## Requirement
Please reproduce exactly the lines between the line holding "Generate a Python" and the line holding "import pandas as pd", inclusive, leaving out any pictures.

....................

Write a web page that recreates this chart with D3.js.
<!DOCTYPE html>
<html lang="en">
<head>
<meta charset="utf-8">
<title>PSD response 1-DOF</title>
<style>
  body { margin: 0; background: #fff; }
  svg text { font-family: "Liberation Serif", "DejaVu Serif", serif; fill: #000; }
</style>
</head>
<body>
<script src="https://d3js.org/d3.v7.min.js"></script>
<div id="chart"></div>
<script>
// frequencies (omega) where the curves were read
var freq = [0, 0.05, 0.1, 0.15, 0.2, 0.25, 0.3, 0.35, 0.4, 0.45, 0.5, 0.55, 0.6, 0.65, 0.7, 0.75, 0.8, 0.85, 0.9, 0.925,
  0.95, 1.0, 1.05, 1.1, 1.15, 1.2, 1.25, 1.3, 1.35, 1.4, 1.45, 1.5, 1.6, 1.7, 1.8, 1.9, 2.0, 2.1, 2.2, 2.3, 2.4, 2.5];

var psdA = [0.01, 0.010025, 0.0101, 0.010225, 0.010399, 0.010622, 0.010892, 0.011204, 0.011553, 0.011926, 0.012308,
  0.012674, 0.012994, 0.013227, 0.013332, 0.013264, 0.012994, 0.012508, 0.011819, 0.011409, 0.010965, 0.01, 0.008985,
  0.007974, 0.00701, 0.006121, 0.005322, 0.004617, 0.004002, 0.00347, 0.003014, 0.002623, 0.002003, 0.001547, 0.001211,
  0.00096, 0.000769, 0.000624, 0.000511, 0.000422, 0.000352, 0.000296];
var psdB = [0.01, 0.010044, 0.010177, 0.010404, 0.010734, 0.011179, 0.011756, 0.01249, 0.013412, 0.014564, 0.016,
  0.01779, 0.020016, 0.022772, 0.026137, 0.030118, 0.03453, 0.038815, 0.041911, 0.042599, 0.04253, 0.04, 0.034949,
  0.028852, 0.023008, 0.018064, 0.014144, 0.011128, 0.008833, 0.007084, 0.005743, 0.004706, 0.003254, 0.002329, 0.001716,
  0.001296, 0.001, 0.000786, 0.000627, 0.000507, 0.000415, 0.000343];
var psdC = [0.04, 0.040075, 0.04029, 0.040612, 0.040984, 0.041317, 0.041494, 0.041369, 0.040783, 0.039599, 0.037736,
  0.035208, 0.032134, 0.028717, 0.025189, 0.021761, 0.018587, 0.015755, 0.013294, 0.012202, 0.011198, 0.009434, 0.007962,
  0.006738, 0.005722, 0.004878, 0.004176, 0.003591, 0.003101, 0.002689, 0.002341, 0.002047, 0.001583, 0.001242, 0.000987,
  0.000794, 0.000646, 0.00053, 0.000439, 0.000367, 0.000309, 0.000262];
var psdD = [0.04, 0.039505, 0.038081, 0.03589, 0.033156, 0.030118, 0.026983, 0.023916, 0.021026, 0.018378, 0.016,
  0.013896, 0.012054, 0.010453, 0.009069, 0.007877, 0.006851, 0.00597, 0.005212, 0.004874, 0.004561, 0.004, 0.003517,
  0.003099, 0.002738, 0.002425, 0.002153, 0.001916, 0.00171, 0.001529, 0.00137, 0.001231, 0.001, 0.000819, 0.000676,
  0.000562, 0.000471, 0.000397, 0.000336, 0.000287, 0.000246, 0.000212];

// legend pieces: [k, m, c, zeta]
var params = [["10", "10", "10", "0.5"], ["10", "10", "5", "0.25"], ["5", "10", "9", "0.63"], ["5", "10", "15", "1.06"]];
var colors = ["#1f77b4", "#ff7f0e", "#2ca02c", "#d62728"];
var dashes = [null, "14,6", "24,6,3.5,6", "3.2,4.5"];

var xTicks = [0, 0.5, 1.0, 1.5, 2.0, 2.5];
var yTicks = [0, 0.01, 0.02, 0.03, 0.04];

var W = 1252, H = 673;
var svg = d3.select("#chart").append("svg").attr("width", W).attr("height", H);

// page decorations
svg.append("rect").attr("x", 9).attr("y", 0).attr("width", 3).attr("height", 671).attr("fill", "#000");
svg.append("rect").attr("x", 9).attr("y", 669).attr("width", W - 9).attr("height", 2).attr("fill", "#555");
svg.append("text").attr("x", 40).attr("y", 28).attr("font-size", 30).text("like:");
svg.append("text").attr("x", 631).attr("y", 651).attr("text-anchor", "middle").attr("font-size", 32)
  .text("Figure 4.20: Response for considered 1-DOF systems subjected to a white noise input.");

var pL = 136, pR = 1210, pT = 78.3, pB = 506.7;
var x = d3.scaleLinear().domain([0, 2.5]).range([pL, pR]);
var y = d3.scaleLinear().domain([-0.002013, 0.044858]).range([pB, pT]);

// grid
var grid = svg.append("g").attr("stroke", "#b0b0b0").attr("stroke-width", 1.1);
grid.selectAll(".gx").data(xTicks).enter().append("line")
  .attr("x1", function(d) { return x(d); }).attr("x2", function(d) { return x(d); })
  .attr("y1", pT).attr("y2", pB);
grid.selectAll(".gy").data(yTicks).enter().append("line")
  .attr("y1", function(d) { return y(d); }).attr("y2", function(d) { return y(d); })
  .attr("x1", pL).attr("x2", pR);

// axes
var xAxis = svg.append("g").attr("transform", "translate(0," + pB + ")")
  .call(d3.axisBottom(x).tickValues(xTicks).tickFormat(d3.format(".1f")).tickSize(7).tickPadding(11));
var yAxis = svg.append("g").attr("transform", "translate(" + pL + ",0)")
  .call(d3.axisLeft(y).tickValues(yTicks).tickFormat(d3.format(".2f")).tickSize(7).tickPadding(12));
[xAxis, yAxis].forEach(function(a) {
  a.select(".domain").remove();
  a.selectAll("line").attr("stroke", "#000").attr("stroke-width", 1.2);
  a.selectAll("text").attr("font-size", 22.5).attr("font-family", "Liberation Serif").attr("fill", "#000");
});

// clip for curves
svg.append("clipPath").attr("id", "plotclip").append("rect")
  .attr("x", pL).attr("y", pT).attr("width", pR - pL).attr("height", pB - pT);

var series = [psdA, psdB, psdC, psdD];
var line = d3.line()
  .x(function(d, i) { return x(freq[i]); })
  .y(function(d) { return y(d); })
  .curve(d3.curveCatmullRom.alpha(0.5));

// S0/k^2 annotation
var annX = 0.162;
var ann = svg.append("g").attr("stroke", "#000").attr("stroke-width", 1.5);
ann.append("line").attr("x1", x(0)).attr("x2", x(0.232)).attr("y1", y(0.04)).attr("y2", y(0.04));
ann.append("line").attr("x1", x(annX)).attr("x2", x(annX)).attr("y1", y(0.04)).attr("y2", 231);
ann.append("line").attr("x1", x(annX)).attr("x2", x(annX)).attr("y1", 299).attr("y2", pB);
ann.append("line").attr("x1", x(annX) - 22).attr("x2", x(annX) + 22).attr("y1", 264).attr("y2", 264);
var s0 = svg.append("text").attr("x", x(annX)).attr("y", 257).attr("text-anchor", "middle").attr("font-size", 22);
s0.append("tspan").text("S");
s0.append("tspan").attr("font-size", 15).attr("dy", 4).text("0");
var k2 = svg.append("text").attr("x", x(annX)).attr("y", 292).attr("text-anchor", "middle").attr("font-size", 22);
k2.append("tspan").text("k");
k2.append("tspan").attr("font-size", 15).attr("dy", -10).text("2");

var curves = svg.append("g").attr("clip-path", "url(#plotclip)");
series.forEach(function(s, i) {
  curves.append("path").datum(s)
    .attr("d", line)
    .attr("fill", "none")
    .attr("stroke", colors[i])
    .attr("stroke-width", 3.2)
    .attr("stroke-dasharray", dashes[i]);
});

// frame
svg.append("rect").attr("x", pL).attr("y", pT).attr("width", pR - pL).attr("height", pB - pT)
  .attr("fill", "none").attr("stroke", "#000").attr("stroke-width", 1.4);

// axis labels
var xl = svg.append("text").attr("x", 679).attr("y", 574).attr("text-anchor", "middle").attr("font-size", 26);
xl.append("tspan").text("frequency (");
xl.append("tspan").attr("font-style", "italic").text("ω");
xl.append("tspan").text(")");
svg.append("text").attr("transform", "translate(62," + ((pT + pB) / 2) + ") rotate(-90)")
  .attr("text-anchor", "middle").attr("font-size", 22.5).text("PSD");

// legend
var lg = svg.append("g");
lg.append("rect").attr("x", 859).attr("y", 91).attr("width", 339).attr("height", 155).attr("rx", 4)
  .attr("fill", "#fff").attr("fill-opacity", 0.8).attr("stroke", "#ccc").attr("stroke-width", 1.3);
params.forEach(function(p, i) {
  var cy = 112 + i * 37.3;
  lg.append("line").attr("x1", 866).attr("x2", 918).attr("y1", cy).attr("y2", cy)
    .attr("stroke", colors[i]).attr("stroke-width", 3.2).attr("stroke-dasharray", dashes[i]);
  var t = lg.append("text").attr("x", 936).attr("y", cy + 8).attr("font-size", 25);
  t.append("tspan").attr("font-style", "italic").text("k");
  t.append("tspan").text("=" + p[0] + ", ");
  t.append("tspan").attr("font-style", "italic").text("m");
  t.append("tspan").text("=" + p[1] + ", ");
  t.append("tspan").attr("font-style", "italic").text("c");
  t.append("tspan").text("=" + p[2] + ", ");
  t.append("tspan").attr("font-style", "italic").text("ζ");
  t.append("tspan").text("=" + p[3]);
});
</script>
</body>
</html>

....................

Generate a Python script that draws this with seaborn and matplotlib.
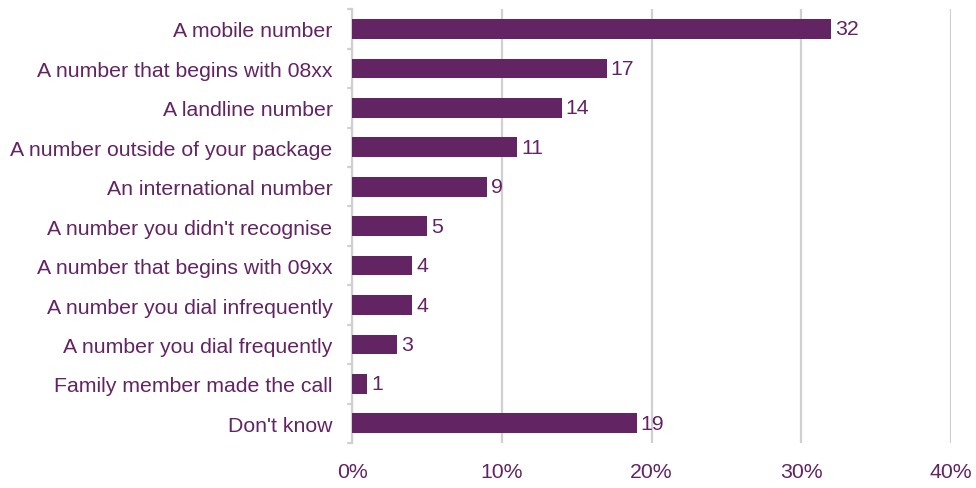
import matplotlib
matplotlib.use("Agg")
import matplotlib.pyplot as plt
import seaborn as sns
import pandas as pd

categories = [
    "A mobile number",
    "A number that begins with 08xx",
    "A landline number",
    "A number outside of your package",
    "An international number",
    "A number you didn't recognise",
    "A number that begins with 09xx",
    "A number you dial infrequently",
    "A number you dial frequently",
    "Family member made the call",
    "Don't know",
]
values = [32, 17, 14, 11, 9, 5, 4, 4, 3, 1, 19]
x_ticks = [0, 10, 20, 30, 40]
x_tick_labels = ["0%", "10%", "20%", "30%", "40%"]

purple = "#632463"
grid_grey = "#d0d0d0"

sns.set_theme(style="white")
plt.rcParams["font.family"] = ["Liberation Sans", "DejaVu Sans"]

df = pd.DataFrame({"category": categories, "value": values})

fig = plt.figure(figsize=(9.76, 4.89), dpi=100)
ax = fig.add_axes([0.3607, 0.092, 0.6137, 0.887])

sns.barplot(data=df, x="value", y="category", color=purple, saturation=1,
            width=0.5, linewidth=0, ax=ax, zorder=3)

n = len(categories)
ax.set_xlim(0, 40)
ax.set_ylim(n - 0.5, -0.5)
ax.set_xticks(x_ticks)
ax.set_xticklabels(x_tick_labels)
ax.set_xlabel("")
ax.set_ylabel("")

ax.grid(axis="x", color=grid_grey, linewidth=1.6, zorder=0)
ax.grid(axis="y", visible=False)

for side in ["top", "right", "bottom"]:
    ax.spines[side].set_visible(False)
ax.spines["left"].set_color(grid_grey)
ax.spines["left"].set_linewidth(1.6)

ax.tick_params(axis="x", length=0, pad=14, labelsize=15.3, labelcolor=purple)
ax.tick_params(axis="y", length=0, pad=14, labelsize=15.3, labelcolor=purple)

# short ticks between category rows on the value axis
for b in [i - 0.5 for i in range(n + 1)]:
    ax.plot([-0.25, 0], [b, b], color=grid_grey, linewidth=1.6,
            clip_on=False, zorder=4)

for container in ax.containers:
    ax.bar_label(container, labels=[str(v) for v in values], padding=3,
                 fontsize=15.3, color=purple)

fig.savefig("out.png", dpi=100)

....................

## The answer
Generate a Python script that draws this with seaborn and matplotlib.
import matplotlib
matplotlib.use("Agg")
import matplotlib.pyplot as plt
import seaborn as sns
import pandas as pd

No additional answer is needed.